*EXERCISE DIRECTIONS*
Where a line of the listing below includes the word "this", reproduce that line.

(Items from a dataset)
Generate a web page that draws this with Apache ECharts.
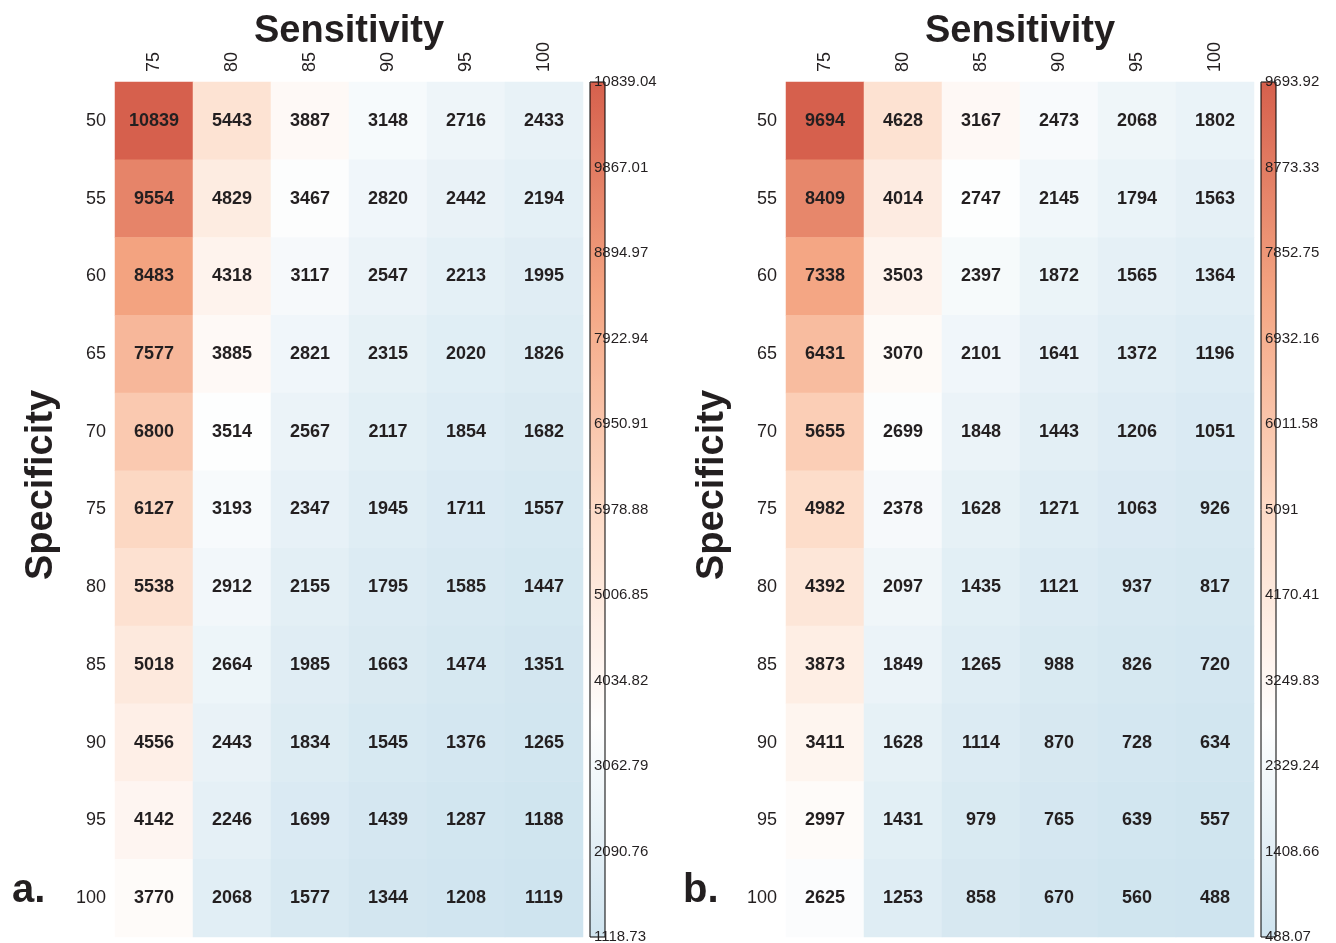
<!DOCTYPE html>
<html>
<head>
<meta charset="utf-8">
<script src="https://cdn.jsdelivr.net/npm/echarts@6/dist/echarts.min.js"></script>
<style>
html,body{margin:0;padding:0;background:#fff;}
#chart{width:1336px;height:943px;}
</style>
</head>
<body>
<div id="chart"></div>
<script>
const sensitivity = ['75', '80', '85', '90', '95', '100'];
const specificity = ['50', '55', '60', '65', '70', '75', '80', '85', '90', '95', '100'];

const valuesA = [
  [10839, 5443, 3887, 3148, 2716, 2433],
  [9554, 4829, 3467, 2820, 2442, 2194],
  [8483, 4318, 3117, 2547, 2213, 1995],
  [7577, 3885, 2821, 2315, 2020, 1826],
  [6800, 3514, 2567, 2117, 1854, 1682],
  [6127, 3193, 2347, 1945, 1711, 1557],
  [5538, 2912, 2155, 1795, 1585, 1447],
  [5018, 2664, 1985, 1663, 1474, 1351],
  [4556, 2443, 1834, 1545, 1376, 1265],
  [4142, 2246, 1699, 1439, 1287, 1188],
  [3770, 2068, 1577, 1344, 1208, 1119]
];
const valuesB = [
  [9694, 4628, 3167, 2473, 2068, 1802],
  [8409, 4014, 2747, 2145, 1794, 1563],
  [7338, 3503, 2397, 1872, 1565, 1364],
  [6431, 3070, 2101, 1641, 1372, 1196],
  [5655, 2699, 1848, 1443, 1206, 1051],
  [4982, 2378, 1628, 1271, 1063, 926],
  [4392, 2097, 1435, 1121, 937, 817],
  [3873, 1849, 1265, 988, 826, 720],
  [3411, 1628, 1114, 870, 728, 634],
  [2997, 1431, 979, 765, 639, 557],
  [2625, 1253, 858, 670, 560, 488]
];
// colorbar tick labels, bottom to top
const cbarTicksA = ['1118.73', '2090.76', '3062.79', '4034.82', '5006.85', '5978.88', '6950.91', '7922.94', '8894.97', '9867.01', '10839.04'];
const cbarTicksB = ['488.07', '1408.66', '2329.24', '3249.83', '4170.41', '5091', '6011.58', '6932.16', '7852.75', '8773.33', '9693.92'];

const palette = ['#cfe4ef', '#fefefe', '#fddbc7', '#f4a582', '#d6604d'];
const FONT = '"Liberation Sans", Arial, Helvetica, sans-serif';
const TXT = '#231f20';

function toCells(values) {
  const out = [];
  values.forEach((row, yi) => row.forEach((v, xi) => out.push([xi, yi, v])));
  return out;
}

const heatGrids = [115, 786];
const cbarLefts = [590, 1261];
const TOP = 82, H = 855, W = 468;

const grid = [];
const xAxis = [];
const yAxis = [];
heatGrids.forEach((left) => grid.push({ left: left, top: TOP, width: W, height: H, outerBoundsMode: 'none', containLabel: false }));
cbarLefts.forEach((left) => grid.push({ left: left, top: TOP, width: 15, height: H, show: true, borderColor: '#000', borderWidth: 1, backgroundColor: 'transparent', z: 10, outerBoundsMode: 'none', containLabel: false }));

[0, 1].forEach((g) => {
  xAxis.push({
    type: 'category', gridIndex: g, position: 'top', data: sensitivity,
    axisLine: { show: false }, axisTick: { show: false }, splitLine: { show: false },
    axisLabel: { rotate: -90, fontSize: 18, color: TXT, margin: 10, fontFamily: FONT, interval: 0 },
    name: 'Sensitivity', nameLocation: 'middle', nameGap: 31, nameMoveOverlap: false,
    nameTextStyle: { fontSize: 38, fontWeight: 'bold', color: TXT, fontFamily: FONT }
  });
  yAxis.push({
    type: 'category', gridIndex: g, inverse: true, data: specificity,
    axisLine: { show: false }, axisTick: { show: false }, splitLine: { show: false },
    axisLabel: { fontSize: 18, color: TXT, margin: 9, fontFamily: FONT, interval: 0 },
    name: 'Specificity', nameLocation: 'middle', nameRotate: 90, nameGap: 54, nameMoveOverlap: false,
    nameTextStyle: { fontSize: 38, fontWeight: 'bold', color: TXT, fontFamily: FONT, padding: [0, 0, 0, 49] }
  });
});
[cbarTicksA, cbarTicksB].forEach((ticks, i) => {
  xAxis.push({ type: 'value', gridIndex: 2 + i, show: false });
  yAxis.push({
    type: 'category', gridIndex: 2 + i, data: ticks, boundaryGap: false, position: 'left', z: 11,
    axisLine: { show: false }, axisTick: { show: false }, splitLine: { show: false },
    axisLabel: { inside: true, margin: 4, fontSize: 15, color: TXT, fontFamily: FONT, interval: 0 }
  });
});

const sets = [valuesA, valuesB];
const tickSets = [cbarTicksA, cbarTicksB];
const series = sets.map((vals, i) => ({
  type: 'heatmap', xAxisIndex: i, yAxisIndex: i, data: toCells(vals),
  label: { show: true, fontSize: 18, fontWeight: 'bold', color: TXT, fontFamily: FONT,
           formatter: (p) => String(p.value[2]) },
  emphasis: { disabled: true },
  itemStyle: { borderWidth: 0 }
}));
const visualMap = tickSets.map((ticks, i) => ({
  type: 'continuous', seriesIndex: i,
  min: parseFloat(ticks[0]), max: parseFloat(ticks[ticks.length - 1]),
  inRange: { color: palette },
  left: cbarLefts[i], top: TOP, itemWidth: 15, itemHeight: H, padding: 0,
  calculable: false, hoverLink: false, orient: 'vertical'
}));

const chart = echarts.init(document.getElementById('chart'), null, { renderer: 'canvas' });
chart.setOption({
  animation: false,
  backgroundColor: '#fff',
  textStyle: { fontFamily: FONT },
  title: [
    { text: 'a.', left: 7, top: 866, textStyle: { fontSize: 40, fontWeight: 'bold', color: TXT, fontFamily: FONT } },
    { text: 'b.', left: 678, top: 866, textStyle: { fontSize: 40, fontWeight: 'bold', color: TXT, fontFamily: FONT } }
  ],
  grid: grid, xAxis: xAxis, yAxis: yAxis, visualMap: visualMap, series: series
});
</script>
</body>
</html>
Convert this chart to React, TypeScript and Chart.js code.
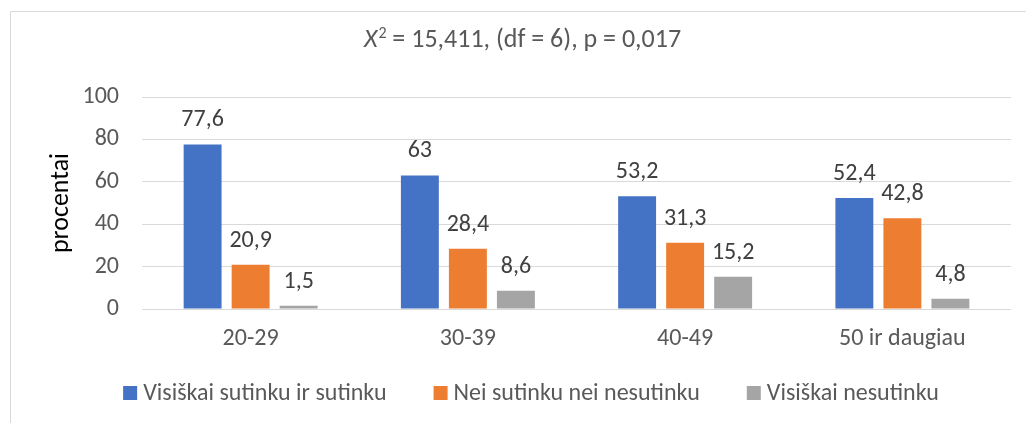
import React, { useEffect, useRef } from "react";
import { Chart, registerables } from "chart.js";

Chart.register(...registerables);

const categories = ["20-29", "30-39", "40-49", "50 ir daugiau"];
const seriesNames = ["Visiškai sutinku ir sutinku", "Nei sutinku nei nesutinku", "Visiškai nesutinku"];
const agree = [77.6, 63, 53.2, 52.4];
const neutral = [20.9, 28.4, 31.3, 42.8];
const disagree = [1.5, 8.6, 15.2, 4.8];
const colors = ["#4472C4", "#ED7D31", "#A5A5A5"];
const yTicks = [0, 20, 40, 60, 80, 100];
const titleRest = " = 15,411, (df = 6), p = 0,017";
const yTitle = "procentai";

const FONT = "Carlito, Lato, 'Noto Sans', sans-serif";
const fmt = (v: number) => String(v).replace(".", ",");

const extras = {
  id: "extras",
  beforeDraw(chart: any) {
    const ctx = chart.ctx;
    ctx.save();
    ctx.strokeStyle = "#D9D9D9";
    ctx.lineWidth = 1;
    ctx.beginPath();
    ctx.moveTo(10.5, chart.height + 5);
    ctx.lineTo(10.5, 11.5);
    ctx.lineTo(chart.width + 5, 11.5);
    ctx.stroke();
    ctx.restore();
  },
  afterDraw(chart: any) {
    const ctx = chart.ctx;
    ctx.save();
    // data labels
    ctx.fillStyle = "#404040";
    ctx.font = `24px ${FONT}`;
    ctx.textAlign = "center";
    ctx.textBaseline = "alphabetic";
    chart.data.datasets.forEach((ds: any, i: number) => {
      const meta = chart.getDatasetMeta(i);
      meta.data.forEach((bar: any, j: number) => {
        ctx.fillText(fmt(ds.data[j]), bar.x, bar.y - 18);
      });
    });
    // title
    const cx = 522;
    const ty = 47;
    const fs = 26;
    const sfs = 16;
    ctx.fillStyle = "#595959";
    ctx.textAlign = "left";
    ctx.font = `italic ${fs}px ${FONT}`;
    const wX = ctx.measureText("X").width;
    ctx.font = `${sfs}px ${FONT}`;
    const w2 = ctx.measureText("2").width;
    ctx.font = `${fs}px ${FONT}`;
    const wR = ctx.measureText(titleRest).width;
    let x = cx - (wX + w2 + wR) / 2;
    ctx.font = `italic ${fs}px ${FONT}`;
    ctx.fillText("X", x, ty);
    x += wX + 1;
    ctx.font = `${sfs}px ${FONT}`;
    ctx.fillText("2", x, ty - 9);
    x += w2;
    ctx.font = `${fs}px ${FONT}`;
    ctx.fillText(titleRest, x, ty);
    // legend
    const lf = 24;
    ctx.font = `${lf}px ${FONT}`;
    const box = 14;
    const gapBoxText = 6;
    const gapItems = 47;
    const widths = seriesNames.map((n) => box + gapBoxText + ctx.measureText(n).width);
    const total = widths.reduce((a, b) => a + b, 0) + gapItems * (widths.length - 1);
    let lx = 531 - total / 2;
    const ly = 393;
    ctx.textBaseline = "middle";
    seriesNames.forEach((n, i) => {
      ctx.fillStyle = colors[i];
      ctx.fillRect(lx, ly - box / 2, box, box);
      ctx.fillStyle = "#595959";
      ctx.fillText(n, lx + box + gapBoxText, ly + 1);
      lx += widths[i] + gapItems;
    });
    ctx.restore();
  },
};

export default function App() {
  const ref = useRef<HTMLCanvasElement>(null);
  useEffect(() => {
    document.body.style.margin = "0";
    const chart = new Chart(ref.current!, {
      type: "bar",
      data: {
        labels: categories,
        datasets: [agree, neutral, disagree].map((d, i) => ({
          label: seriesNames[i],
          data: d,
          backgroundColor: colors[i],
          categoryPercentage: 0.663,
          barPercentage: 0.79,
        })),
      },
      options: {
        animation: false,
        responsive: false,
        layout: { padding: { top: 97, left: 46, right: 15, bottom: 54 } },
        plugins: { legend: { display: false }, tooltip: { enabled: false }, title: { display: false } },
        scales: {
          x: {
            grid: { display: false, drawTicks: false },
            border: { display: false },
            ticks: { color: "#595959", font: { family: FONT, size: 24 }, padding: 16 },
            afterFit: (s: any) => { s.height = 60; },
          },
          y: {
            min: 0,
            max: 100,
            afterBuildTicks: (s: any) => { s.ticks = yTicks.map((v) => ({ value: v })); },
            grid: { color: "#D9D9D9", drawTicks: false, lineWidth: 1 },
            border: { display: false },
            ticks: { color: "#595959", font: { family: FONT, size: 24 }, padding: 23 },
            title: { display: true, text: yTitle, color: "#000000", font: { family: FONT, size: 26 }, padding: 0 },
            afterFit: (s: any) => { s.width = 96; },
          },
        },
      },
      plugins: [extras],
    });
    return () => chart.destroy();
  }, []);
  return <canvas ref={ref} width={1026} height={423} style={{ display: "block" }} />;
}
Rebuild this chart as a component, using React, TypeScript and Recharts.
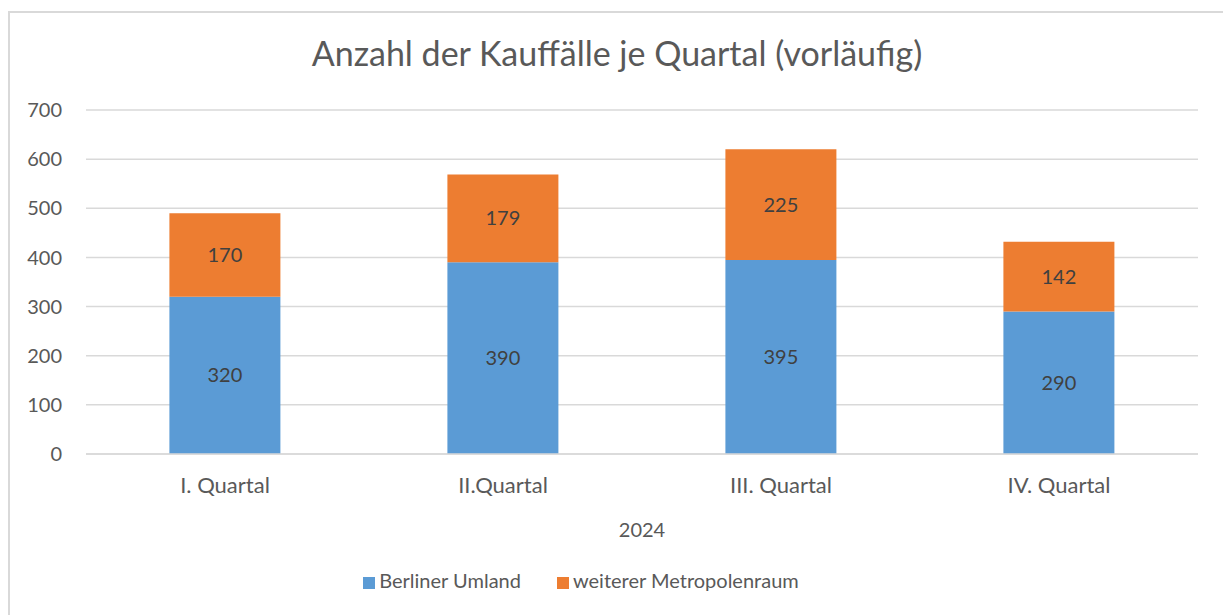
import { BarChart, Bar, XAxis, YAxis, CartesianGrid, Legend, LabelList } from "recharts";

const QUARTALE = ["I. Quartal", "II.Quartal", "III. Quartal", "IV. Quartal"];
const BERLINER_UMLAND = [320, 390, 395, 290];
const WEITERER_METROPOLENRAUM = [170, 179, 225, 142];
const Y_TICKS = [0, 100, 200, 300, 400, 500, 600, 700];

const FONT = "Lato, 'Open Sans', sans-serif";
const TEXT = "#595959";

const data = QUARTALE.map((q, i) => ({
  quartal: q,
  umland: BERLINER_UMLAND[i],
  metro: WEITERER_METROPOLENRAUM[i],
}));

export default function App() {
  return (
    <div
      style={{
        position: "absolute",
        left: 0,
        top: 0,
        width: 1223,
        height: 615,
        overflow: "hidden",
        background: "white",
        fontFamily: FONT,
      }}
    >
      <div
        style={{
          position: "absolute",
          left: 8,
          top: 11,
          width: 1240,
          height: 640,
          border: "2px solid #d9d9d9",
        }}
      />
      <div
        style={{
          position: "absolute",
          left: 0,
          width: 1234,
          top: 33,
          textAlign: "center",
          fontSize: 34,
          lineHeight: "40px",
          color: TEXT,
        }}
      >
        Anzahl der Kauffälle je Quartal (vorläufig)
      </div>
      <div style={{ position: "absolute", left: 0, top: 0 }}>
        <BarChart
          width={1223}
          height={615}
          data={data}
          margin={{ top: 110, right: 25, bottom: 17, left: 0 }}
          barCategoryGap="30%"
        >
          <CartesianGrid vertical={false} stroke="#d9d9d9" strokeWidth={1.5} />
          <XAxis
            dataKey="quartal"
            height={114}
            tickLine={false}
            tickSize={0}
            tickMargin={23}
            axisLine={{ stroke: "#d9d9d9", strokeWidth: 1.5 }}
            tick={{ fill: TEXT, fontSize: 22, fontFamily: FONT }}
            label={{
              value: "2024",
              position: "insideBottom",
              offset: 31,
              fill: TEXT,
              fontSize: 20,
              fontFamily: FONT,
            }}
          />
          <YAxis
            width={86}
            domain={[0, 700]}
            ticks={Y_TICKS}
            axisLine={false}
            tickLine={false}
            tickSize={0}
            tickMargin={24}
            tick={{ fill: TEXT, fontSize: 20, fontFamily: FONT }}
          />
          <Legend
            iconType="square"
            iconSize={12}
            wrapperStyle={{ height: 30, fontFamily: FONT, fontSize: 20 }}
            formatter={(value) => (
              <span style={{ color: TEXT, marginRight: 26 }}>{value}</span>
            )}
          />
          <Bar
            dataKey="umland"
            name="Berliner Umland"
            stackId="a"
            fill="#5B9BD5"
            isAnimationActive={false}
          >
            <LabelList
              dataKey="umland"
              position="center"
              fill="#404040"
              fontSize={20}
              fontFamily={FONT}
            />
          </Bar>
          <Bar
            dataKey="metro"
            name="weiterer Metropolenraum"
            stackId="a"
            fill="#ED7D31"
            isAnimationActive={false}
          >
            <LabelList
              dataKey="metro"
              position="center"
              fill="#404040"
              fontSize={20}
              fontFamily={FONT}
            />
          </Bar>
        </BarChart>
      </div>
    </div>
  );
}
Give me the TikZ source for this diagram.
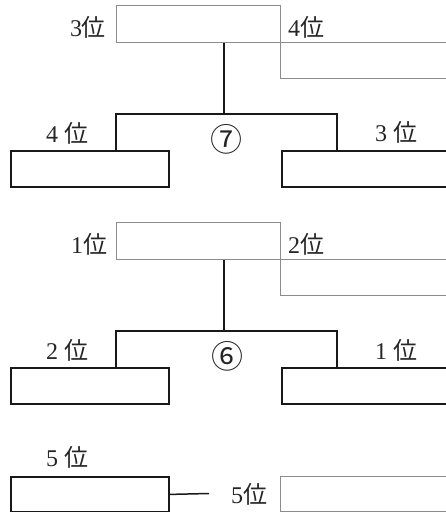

*TASK RESPONSE*
Generate a web page that draws this with Apache ECharts.
Convert this chart to React, TypeScript and Chart.js code.
Rebuild this chart as a component, using React, TypeScript and Recharts.
Give me the TikZ source for this diagram.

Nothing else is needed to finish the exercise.